• [GIVEN INFORMATION]
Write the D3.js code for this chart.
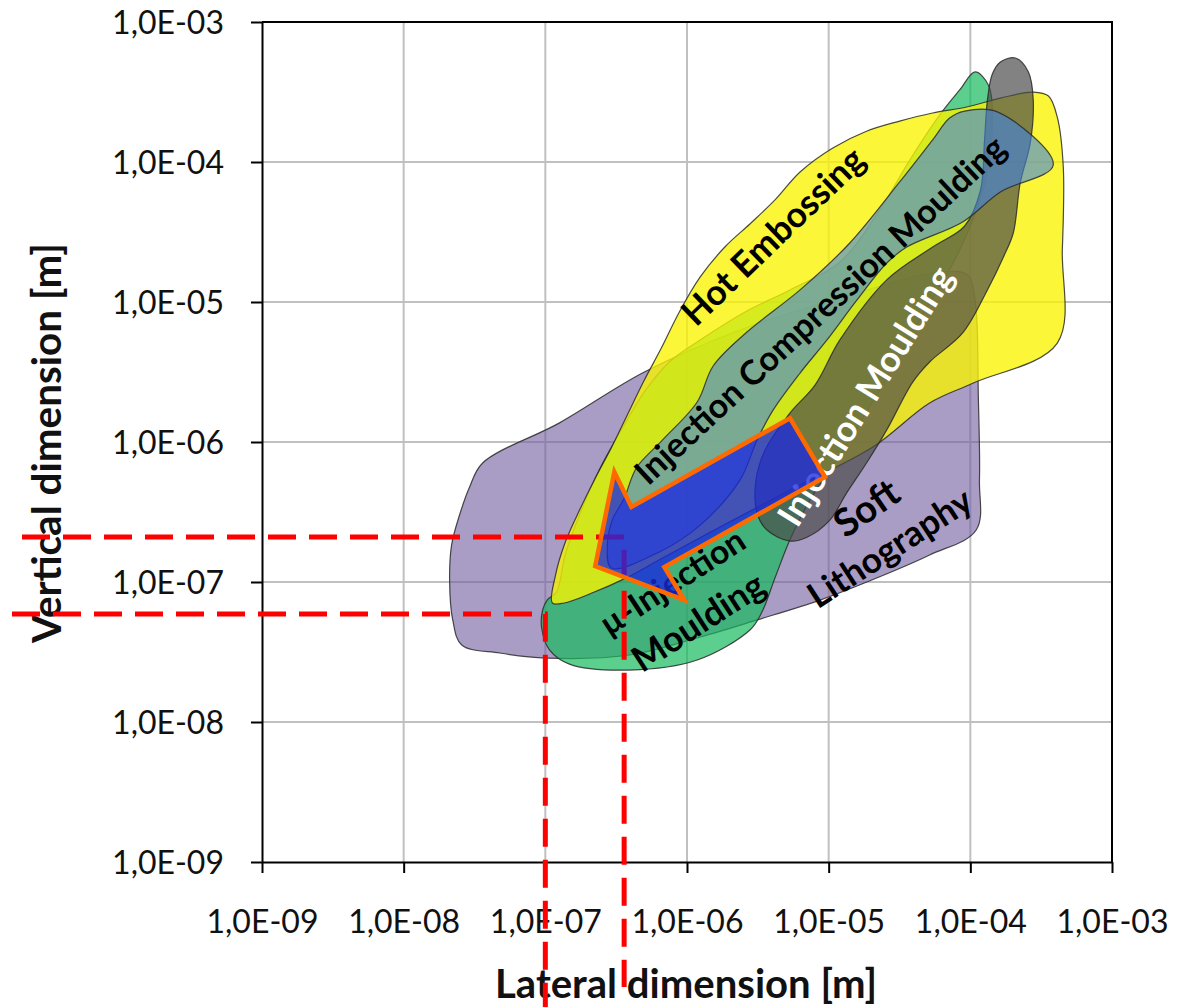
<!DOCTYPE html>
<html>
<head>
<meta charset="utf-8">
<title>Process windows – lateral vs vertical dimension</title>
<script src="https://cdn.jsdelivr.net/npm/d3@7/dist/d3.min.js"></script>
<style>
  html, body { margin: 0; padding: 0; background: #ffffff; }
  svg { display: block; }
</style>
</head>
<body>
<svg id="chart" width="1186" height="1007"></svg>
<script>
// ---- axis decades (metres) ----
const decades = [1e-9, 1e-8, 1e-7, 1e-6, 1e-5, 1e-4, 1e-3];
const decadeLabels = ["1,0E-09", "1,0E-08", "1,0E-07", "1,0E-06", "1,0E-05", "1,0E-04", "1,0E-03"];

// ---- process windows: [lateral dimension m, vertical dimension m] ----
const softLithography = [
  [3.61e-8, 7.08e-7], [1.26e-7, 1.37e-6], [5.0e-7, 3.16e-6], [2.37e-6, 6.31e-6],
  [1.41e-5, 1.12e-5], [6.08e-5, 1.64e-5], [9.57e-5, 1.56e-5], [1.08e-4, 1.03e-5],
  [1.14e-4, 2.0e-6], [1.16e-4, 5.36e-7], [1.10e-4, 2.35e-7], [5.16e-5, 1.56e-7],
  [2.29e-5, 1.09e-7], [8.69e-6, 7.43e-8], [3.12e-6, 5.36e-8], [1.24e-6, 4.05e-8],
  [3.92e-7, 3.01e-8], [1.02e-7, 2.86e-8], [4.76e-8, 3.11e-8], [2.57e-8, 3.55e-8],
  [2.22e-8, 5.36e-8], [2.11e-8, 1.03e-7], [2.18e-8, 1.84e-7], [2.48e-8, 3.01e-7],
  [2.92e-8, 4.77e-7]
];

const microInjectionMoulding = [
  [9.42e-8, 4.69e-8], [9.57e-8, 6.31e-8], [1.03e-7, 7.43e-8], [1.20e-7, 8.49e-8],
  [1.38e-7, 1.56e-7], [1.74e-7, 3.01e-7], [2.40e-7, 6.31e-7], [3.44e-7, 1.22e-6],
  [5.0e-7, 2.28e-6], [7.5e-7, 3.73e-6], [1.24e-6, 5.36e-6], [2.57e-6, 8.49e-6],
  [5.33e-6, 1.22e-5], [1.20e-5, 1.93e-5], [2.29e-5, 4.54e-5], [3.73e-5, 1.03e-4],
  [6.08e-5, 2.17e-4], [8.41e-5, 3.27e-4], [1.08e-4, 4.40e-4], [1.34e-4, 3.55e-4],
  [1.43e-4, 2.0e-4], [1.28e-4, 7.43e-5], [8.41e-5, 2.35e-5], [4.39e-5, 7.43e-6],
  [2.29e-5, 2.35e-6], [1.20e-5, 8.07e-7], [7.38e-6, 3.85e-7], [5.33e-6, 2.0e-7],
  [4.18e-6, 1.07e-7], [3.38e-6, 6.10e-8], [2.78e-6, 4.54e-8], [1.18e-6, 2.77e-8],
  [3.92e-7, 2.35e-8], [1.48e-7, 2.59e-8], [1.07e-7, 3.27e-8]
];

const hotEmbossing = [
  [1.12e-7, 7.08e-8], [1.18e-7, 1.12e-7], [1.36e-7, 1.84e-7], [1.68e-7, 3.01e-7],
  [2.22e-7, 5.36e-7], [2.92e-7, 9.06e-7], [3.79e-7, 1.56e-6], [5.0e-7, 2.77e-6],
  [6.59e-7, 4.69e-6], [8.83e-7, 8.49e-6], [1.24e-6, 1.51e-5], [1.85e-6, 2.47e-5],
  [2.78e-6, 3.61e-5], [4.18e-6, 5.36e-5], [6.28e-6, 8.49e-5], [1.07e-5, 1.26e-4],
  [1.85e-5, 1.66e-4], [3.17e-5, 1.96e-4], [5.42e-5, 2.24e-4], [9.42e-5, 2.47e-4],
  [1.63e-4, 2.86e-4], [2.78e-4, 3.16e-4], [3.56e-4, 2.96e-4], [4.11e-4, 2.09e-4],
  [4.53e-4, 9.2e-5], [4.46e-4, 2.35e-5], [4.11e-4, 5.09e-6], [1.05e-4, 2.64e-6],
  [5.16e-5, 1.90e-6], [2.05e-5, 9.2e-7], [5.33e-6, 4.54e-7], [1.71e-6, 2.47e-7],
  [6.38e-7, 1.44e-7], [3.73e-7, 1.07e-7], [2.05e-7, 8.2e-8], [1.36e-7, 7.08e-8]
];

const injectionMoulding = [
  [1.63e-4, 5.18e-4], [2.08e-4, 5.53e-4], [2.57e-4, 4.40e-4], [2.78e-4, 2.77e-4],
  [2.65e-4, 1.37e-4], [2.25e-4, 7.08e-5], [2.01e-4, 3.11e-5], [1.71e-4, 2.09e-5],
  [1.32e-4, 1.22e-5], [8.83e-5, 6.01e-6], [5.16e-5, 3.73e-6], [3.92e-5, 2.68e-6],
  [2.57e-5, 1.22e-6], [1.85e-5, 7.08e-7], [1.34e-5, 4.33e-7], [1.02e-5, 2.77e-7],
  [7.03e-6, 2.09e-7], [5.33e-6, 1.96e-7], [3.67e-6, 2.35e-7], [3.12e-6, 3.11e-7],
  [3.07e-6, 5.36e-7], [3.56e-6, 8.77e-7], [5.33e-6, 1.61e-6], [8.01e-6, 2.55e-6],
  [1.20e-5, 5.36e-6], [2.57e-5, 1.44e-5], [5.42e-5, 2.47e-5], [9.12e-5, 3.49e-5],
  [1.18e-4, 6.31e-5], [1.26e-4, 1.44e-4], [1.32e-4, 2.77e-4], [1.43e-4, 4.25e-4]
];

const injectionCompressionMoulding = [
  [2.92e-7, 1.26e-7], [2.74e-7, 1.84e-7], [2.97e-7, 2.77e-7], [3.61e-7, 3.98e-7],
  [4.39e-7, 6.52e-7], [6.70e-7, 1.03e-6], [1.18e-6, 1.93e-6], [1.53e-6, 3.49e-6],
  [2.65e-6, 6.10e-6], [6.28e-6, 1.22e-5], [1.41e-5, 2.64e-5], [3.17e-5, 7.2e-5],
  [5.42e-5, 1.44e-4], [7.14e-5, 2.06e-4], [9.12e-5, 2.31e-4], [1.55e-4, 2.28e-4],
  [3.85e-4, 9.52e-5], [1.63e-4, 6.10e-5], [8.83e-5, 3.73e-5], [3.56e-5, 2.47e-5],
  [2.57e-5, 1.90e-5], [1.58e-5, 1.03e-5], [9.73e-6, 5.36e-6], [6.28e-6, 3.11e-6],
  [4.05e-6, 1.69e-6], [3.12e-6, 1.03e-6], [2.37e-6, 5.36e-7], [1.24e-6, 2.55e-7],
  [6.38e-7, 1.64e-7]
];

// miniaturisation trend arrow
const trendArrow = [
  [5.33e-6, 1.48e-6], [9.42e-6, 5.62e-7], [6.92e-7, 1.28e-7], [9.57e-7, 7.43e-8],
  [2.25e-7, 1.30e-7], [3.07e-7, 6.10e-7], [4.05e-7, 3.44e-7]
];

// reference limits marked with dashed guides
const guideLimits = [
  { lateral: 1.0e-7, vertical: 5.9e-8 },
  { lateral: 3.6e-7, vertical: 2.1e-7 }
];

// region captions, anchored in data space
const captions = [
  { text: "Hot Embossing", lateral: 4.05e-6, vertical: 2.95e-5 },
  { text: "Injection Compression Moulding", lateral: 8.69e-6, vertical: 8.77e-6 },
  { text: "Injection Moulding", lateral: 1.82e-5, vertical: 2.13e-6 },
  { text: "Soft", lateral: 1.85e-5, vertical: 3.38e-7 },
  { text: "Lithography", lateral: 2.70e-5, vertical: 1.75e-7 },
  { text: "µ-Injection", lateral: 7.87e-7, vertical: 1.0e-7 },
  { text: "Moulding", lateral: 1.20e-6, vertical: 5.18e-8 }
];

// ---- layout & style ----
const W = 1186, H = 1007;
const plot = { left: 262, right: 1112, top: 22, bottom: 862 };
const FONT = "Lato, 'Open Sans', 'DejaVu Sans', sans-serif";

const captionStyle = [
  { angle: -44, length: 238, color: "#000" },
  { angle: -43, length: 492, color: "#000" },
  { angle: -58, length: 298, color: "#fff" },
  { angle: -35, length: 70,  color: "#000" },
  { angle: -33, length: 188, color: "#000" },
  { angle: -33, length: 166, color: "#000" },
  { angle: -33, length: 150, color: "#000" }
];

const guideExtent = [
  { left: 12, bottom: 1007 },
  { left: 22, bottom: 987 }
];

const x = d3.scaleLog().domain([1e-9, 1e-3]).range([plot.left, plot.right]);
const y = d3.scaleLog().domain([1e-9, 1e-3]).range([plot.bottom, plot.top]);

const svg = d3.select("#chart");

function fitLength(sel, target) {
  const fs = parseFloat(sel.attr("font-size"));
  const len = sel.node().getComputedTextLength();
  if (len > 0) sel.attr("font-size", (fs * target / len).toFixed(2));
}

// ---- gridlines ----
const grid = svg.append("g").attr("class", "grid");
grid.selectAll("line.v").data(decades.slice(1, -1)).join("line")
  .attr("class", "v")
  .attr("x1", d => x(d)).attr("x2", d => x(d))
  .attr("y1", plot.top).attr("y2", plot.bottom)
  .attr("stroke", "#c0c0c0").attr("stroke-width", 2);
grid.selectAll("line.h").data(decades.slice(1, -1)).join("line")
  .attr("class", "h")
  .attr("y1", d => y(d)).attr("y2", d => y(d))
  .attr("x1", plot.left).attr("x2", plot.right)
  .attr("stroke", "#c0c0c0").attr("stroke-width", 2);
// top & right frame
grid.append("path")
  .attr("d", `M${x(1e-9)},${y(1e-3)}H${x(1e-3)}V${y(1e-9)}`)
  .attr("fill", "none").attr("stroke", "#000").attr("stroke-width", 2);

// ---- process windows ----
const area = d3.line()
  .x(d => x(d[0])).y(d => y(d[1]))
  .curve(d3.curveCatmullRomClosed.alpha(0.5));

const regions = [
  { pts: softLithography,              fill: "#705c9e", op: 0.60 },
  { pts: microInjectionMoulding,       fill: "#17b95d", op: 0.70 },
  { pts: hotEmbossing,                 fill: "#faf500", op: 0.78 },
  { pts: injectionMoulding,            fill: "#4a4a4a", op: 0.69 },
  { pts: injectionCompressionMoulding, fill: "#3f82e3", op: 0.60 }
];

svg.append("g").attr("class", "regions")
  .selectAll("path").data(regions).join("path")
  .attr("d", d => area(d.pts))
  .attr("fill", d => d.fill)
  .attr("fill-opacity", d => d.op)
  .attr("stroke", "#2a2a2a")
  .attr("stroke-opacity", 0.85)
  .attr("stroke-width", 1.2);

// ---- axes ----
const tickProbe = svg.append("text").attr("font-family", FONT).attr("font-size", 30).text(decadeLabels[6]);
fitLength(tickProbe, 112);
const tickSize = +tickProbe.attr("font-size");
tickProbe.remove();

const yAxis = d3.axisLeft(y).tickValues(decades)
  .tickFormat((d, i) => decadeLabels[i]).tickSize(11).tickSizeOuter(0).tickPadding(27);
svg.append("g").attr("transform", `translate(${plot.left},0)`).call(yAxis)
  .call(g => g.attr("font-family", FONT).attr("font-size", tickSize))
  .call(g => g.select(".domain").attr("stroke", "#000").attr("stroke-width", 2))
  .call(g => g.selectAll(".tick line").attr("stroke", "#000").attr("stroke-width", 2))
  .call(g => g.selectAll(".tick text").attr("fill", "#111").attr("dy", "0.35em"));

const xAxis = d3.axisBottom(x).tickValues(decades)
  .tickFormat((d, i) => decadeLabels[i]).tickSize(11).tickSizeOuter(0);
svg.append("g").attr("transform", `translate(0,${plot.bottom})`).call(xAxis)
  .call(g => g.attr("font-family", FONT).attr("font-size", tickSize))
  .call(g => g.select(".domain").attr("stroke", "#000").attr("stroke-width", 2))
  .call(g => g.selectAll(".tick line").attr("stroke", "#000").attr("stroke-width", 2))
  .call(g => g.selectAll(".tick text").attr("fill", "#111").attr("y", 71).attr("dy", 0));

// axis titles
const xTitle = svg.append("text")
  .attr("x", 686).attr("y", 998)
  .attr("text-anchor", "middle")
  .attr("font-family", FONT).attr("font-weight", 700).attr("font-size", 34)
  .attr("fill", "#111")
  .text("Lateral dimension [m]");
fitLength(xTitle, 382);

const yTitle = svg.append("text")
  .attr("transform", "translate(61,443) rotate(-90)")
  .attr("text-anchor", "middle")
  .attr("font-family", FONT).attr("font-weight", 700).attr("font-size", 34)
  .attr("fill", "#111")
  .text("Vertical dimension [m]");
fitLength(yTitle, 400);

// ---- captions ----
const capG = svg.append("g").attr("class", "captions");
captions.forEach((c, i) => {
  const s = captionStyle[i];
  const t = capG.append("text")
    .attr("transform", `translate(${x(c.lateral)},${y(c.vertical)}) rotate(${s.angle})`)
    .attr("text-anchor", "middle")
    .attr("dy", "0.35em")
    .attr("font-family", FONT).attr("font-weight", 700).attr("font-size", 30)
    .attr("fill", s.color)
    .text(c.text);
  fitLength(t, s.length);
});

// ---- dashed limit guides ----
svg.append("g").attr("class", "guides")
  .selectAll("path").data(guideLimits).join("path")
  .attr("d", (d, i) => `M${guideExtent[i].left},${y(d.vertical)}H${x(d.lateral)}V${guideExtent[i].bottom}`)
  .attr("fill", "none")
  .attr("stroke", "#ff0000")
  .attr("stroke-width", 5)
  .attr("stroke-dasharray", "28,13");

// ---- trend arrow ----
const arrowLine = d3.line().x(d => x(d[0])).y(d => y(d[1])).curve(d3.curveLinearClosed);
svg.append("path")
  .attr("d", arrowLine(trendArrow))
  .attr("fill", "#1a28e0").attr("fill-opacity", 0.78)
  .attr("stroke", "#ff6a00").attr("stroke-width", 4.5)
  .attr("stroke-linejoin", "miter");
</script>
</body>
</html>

• [TASK BRIEF] Every line above that contains the word "chart" should be reported.

• [RESULT]
Write the D3.js code for this chart.
<svg id="chart" width="1186" height="1007"></svg>
const svg = d3.select("#chart");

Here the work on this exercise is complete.